A commentary by David Black, Founder and CEO, Blackbox Research

For most people, financial services have become an almost exclusively digital domain, with fewer and fewer consumers banking over phone calls or visiting an actual office. 

While financial scamming has undoubtedly evolved and created a huge headache for governments and institutions, this has still not dissuaded consumers from the very real convenience that 24/7 digital financial services offer.  We may spend more time worrying and shaking our heads at the scare stories in the news, but it seems that convenience still wins out for most in our busy daily lives. 

This does raise a question, however, as to what we feel safer doing. Which tasks and functions create more stress than others? 

Analysis of some of Blackbox’s latest insights across Southeast Asia reveals that while consumers are pretty much on board for most types of digital banking services, they are more circumspect when it comes to online trading and – especially so – when it comes to buying insurance online.

What is causing this?  Why are consumers more likely to find buying insurance online unsafe and what more do insurance companies need to do to build trust amongst buyers?   

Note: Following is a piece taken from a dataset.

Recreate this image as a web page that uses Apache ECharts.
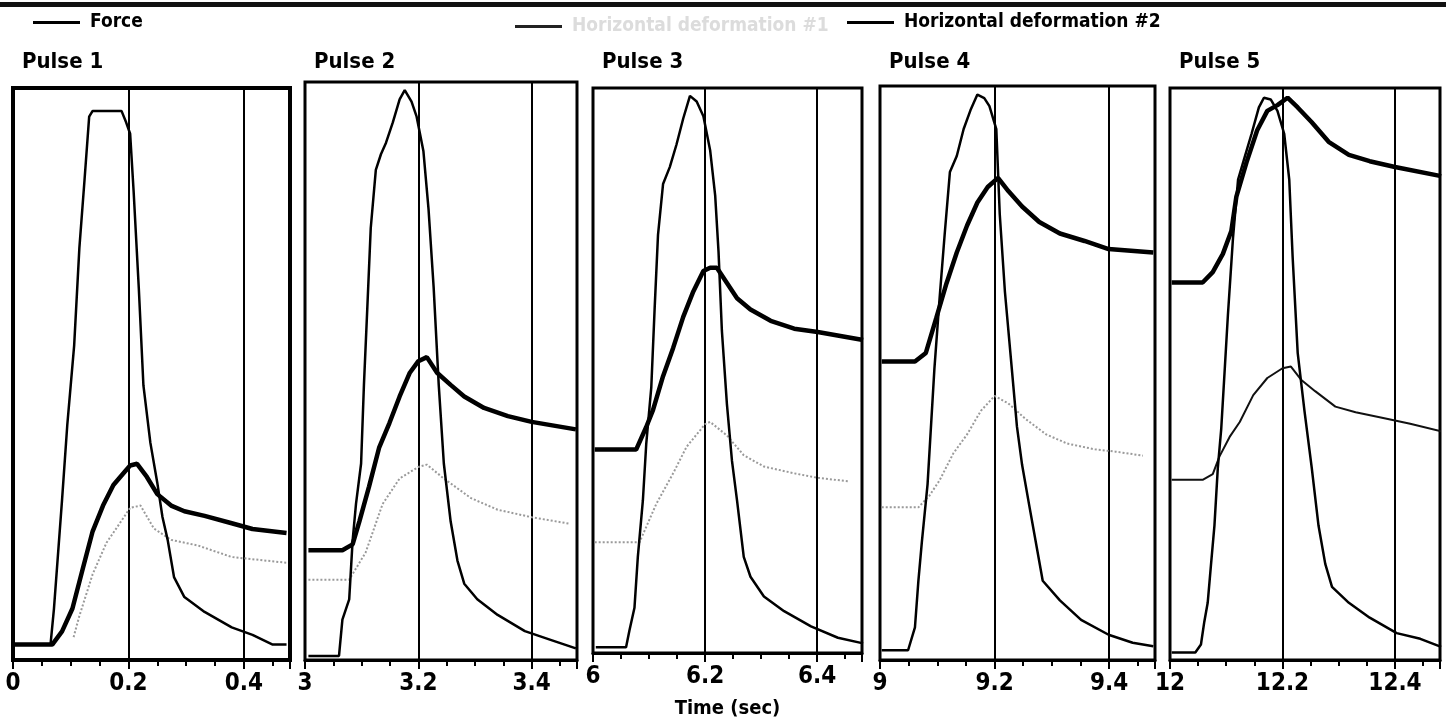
<!DOCTYPE html>
<html>
<head>
<meta charset="utf-8">
<title>Pulses</title>
<script src="https://cdn.jsdelivr.net/npm/echarts@6/dist/echarts.min.js"></script>
<style>
  html, body { margin: 0; padding: 0; background: #fff; }
  #chart { width: 1446px; height: 724px; }
</style>
</head>
<body>
<div id="chart"></div>
<script>
// time offsets of each pulse window (sec) and titles
const pulseStarts = [0, 3, 6, 9, 12]
const pulseTitles = ['Pulse 1', 'Pulse 2', 'Pulse 3', 'Pulse 4', 'Pulse 5']
const seriesNames = ['Force', 'Horizontal deformation #1', 'Horizontal deformation #2']

// values are relative (0-100) to each panel's height
const force1 = [[0.003,2.7],[0.065,2.7],[0.071,9],[0.085,28],[0.094,41],[0.106,55],[0.115,72],[0.124,84],[0.132,95],[0.138,96],[0.188,96],[0.196,94],[0.203,92],[0.209,82],[0.218,65],[0.226,48],[0.238,38],[0.25,31],[0.259,25],[0.268,21],[0.279,14.5],[0.297,11],[0.332,8.4],[0.379,5.7],[0.415,4.4],[0.45,2.7],[0.474,2.7]]
const defA1 = [[0.105,4],[0.115,7.7],[0.138,15],[0.162,20.5],[0.179,23],[0.203,26.6],[0.221,27],[0.244,23],[0.274,21],[0.321,20],[0.379,18],[0.474,17]]
const defB1 = [[0.003,2.7],[0.068,2.7],[0.085,5],[0.103,9],[0.121,16],[0.138,22.5],[0.156,27],[0.174,30.6],[0.191,32.6],[0.203,34],[0.215,34.3],[0.232,32],[0.25,29],[0.274,27],[0.297,26],[0.332,25.2],[0.379,23.9],[0.415,22.9],[0.474,22.2]]

const force2 = [[3.006,0.7],[3.06,0.7],[3.066,7],[3.078,10.5],[3.084,20.6],[3.09,27],[3.099,34],[3.104,47.6],[3.11,61],[3.116,74.7],[3.125,84.8],[3.134,87.5],[3.143,89.5],[3.155,93],[3.167,97],[3.176,98.6],[3.188,96.6],[3.197,94],[3.209,88],[3.218,78],[3.227,64.5],[3.236,47.6],[3.245,34],[3.257,24],[3.269,17.2],[3.281,13.2],[3.304,10.5],[3.34,7.8],[3.388,5],[3.436,3.4],[3.478,2]]
const defA2 = [[3.006,13.9],[3.078,13.9],[3.107,18.6],[3.137,27],[3.167,31.4],[3.2,33.4],[3.215,33.8],[3.245,31.4],[3.293,28],[3.34,26],[3.4,24.7],[3.466,23.6]]
const defB2 = [[3.006,19],[3.066,19],[3.084,20],[3.096,24],[3.113,30],[3.131,36.8],[3.149,41],[3.167,45.6],[3.185,49.7],[3.2,51.7],[3.215,52.4],[3.233,49.7],[3.257,47.6],[3.281,45.6],[3.316,43.6],[3.358,42.2],[3.4,41.2],[3.478,39.9]]

const force3 = [[6.005,1],[6.059,1],[6.065,4],[6.074,8],[6.08,17],[6.089,27],[6.095,37],[6.104,47],[6.11,61],[6.116,74],[6.125,83],[6.137,86],[6.149,90],[6.161,94.6],[6.173,98.6],[6.185,97.6],[6.197,95],[6.209,89],[6.218,81],[6.224,71],[6.23,57],[6.239,44],[6.248,34],[6.257,27],[6.269,17],[6.281,13.5],[6.305,10],[6.341,7.4],[6.389,4.7],[6.437,2.7],[6.482,1.7]]
const defA3 = [[6.003,19.6],[6.083,19.6],[6.113,26.4],[6.143,31.8],[6.167,36.5],[6.2,40.5],[6.209,40.9],[6.239,38.5],[6.269,35],[6.305,33],[6.359,31.8],[6.401,31],[6.455,30.4]]
const defB3 = [[6.003,36],[6.077,36],[6.095,40],[6.107,43],[6.125,49],[6.143,54],[6.161,59.5],[6.179,64],[6.197,67.6],[6.209,68.2],[6.221,68.2],[6.239,65.5],[6.257,62.8],[6.281,60.8],[6.317,58.8],[6.359,57.4],[6.401,56.8],[6.482,55.4]]

const force4 = [[9.003,1.7],[9.049,1.7],[9.061,5.7],[9.067,13.8],[9.073,20.5],[9.083,30.6],[9.089,40.7],[9.095,50.8],[9.104,63],[9.113,74.3],[9.122,85],[9.134,87.8],[9.146,92.5],[9.158,95.8],[9.17,98.5],[9.182,97.9],[9.191,96.5],[9.203,92.5],[9.209,77.7],[9.218,64.2],[9.23,50.8],[9.239,40.7],[9.248,34],[9.26,27.2],[9.272,20.5],[9.284,13.8],[9.314,10.4],[9.351,7],[9.399,4.4],[9.441,3],[9.477,2.4]]
const defA4 = [[9.003,26.6],[9.067,26.6],[9.086,28.6],[9.104,31.3],[9.128,36],[9.152,39.3],[9.176,43.4],[9.2,46],[9.224,44.7],[9.254,42],[9.29,39.3],[9.327,37.7],[9.375,36.7],[9.411,36.3],[9.459,35.6]]
const defB4 = [[9.003,52],[9.061,52],[9.08,53.5],[9.098,59.5],[9.116,65.6],[9.134,71],[9.152,75.7],[9.17,79.7],[9.188,82.4],[9.206,84],[9.224,81.7],[9.248,79],[9.278,76.3],[9.314,74.3],[9.357,73],[9.399,71.6],[9.477,71]]

const force5 = [[12.003,1.3],[12.045,1.3],[12.055,2.7],[12.061,6.7],[12.067,10],[12.073,16.8],[12.079,23.5],[12.085,33.6],[12.091,40.3],[12.097,50.3],[12.103,60.4],[12.112,73.8],[12.121,84],[12.133,88],[12.145,92],[12.158,96.6],[12.167,98.3],[12.179,98],[12.191,96],[12.203,92],[12.212,84],[12.218,70.5],[12.227,53.7],[12.239,43.6],[12.252,33.6],[12.264,23.5],[12.276,16.8],[12.288,12.8],[12.318,10],[12.355,7.4],[12.403,4.7],[12.445,3.7],[12.482,2.3]]
const defA5 = [[12.003,31.5],[12.058,31.5],[12.076,32.5],[12.088,35.6],[12.106,39],[12.124,41.6],[12.148,46.3],[12.173,49.3],[12.2,51],[12.215,51.3],[12.233,49],[12.258,47],[12.294,44.3],[12.33,43.3],[12.379,42.3],[12.427,41.3],[12.482,40]]
const defB5 = [[12.003,66],[12.058,66],[12.076,67.8],[12.094,71],[12.109,75],[12.118,81],[12.136,87],[12.155,92.6],[12.173,96],[12.191,97],[12.209,98.3],[12.227,96.6],[12.252,94],[12.282,90.6],[12.318,88.3],[12.355,87.2],[12.4,86.2],[12.482,84.6]]

const forceData = [force1, force2, force3, force4, force5]
const defAData = [defA1, defA2, defA3, defA4, defA5]
const defBData = [defB1, defB2, defB3, defB4, defB5]

// panel frames in px: left, width, top
const panelLeft = [13, 305, 593, 880, 1170]
const panelWidth = [277, 272, 269, 275, 270]
const panelTop = [88, 82, 88, 86, 88]
const panelBottom = 64

const FONT = "'Liberation Sans Narrow', 'DejaVu Sans Condensed', 'Roboto Condensed', sans-serif"

const chart = echarts.init(document.getElementById('chart'))

const grids = pulseStarts.map((_, i) => ({
  left: panelLeft[i],
  width: panelWidth[i],
  top: panelTop[i],
  bottom: panelBottom,
  show: true,
  borderColor: '#000',
  borderWidth: i === 0 ? 4 : 3,
  backgroundColor: 'transparent'
}))

const xAxes = pulseStarts.map((start, i) => ({
  type: 'value',
  gridIndex: i,
  min: start,
  max: start + 0.48,
  interval: 0.2,
  position: 'bottom',
  axisLine: { onZero: false, lineStyle: { color: '#000', width: 3 } },
  axisTick: { show: true, length: 9, lineStyle: { color: '#000', width: 2 } },
  minorTick: { show: true, splitNumber: 4, length: 6, lineStyle: { color: '#000', width: 2 } },
  splitLine: { show: true, lineStyle: { color: '#000', width: 2 } },
  axisLabel: {
    color: '#000',
    fontFamily: FONT,
    fontWeight: 'bold',
    fontSize: 24,
    margin: 12,
    showMaxLabel: false,
    formatter: v => String(Math.round(v * 10) / 10)
  },
  name: i === 2 ? 'Time (sec)' : '',
  nameLocation: 'middle',
  nameGap: 46,
  nameTextStyle: { color: '#000', fontFamily: FONT, fontWeight: 'bold', fontSize: 20 }
}))

const yAxes = pulseStarts.map((_, i) => ({
  type: 'value',
  gridIndex: i,
  min: 0,
  max: 100,
  show: false
}))

const series = []
pulseStarts.forEach((_, i) => {
  series.push({
    name: seriesNames[0],
    type: 'line',
    xAxisIndex: i,
    yAxisIndex: i,
    symbol: 'none',
    data: forceData[i],
    lineStyle: { color: '#000', width: 2.5 },
    itemStyle: { color: '#000' },
    z: 3
  })
  series.push({
    name: seriesNames[1],
    type: 'line',
    xAxisIndex: i,
    yAxisIndex: i,
    symbol: 'none',
    data: defAData[i],
    // last panel prints this one as a dark thin line
    lineStyle: i === 4
      ? { color: '#111', width: 2 }
      : { color: '#9a9a9a', width: 2, type: 'dotted' },
    itemStyle: { color: '#9a9a9a' },
    z: 2
  })
  series.push({
    name: seriesNames[2],
    type: 'line',
    xAxisIndex: i,
    yAxisIndex: i,
    symbol: 'none',
    data: defBData[i],
    lineStyle: { color: '#000', width: 4.5 },
    itemStyle: { color: '#000' },
    z: 4
  })
})

const legendBase = {
  orient: 'horizontal',
  icon: 'rect',
  itemWidth: 47,
  itemHeight: 3,
  itemStyle: { color: '#000' },
  textStyle: { color: '#000', fontFamily: FONT, fontWeight: 'bold', fontSize: 19, padding: [0, 0, 0, 5] }
}

chart.setOption({
  backgroundColor: '#fff',
  animation: false,
  title: pulseStarts.map((_, i) => ({
    text: pulseTitles[i],
    left: panelLeft[i] + 4,
    top: 46,
    textStyle: { color: '#000', fontFamily: FONT, fontWeight: 'bold', fontSize: 22 }
  })),
  legend: [
    Object.assign({}, legendBase, { data: [seriesNames[0]], left: 28, top: 8 }),
    Object.assign({}, legendBase, { data: [seriesNames[1]], left: 510, top: 12,
      itemStyle: { color: '#222' },
      textStyle: Object.assign({}, legendBase.textStyle, { color: '#dcdcdc' }) }),
    Object.assign({}, legendBase, { data: [seriesNames[2]], left: 842, top: 8 })
  ],
  graphic: [{
    type: 'rect',
    left: 0,
    top: 2,
    shape: { width: 1446, height: 5 },
    style: { fill: '#111' }
  }],
  grid: grids,
  xAxis: xAxes,
  yAxis: yAxes,
  series: series
})
</script>
</body>
</html>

First and foremost, confidence seems to be lacking amongst younger consumers. Like their elders, many still feel in-person advice is more necessary with insurance. A recent study co-sponsored by American Express revealed, for example, that 75% of US Millennial and Gen Z consumers prefer in-person advice before buying insurance online. 

Second, it might also be the perception that it is harder to make a claim if you purchase a generic insurance product online compared to one you might buy direct from an insurance broker. This is often discussed in online forums, despite the scant evidence to support this notion. 

Other factors could include perceptions about the comparative cost, dangers of sharing information online, and limited options.   

Whatever the underlying factors, it is clear that insurance companies in Southeast Asia are missing important opportunities when it comes to the online market and are investing too little when it comes to promoting the benefits (including safety) of their online products.